The hosts of the summit treated the university, battered by accusations of coddling antisemitism, as a business-school case study on leadership in higher education, complete with a slide presentation on its plummeting reputation.
The killer slide: “Boeing & Tesla Have Similar Levels of Negative Buzz as Harvard.”
In other words, Harvard, a centuries-old symbol of academic excellence, was generating as much negative attention as an airplane manufacturer that had a door panel drop from the sky and a car company with a mercurial chief executive and multiple recalls.
Jeffrey Sonnenfeld, a professor at Yale’s School of Management, organized the summit. “Despite near 400 years of history, the value of brand equity is nowhere near as permanent as Harvard trustees think it is,” he said in an interview. “There used to be a term in the industry of something being the Cadillac of the industry.
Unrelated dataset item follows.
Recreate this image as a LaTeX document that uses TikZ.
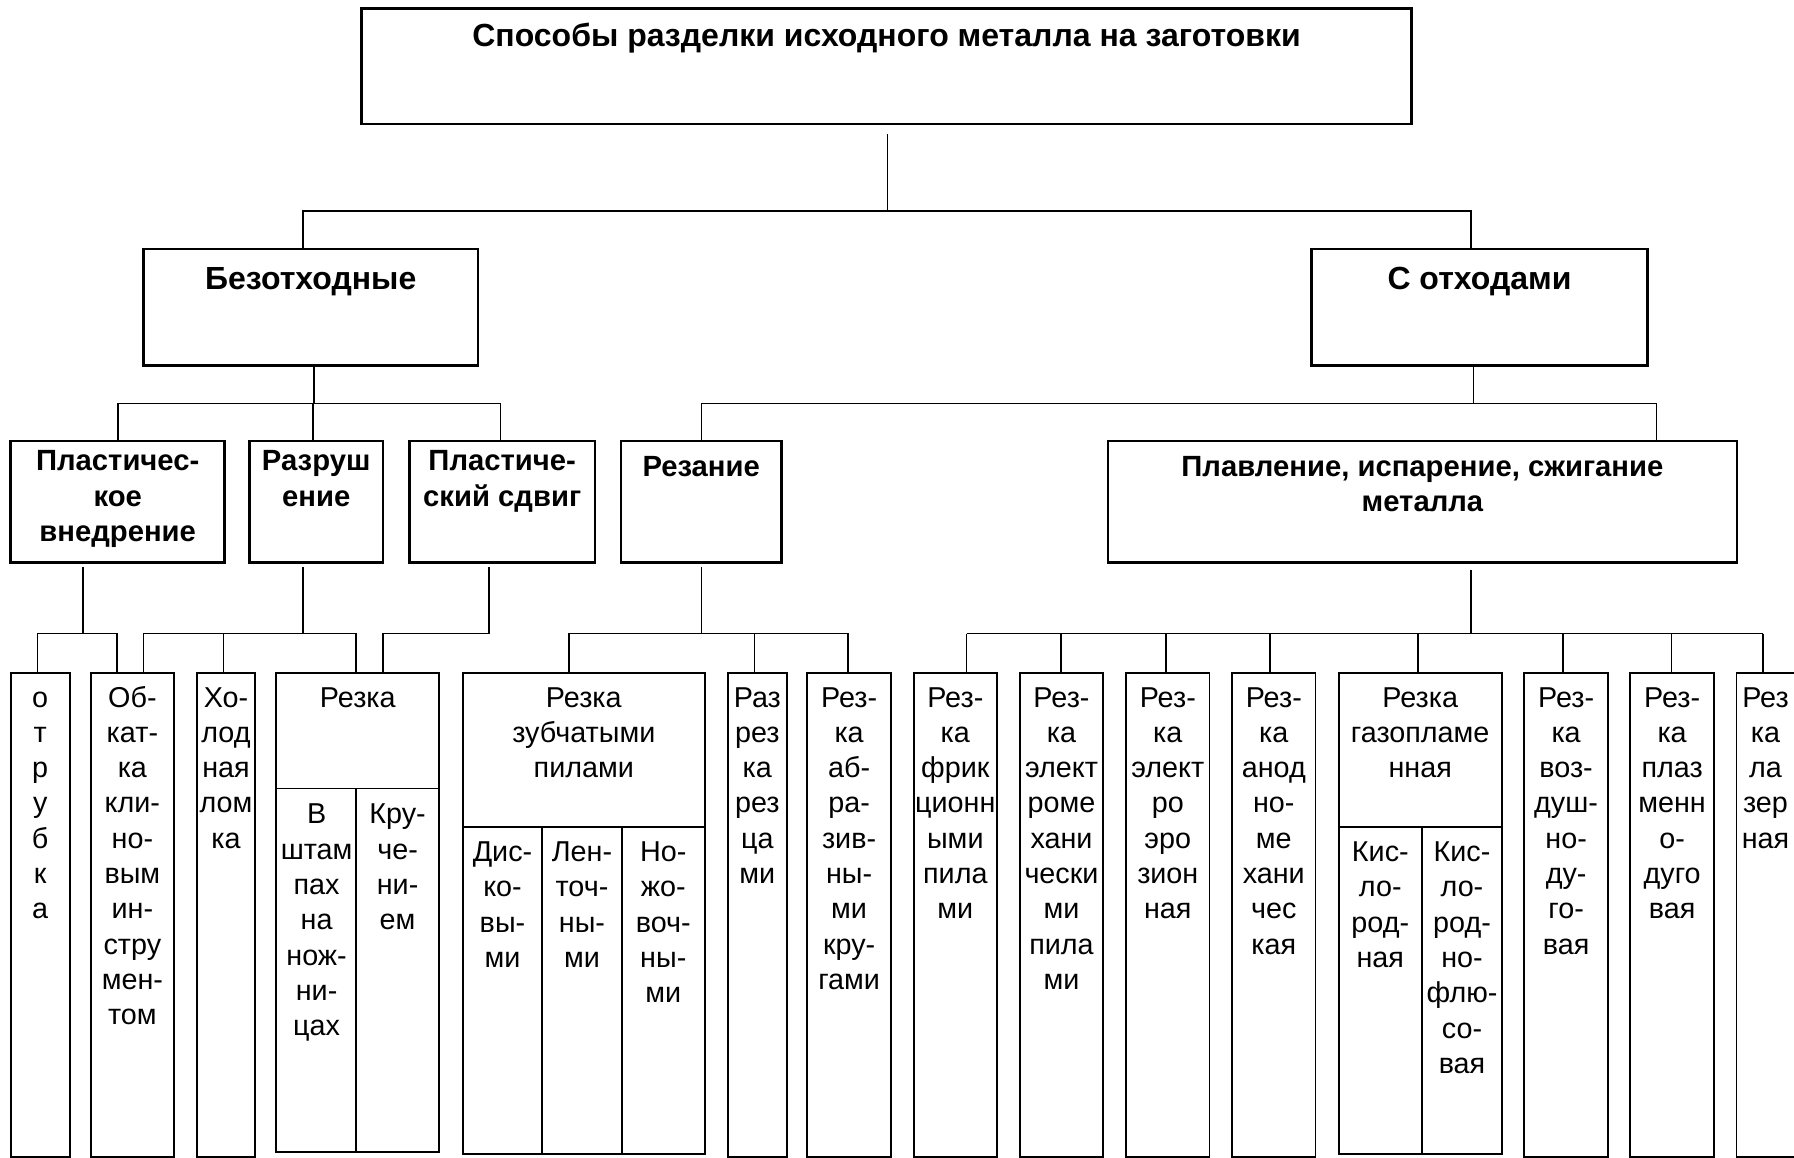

Well, Cadillac itself is, you know, sadly not the Cadillac of the industry anymore.”
Many of the presidents attending the summit saw the erosion of Harvard’s brand as a problem not only for the school, but also by extension for the entire enterprise of higher education. If Harvard could not protect itself, then what about every other institution? Could Harvard’s leadership find an effective response?
There was a hint of a more assertive approach by Harvard on Monday, when the university announced that it was investigating “deeply offensive antisemitic tropes” posted on social media by pro-Palestinian student and faculty groups. The groups had posted or reposted material containing an old cartoon of a puppeteer, his hand marked by a dollar sign inside a Star of David,lynching Muhammad Ali and Gamal Abdel Nasser.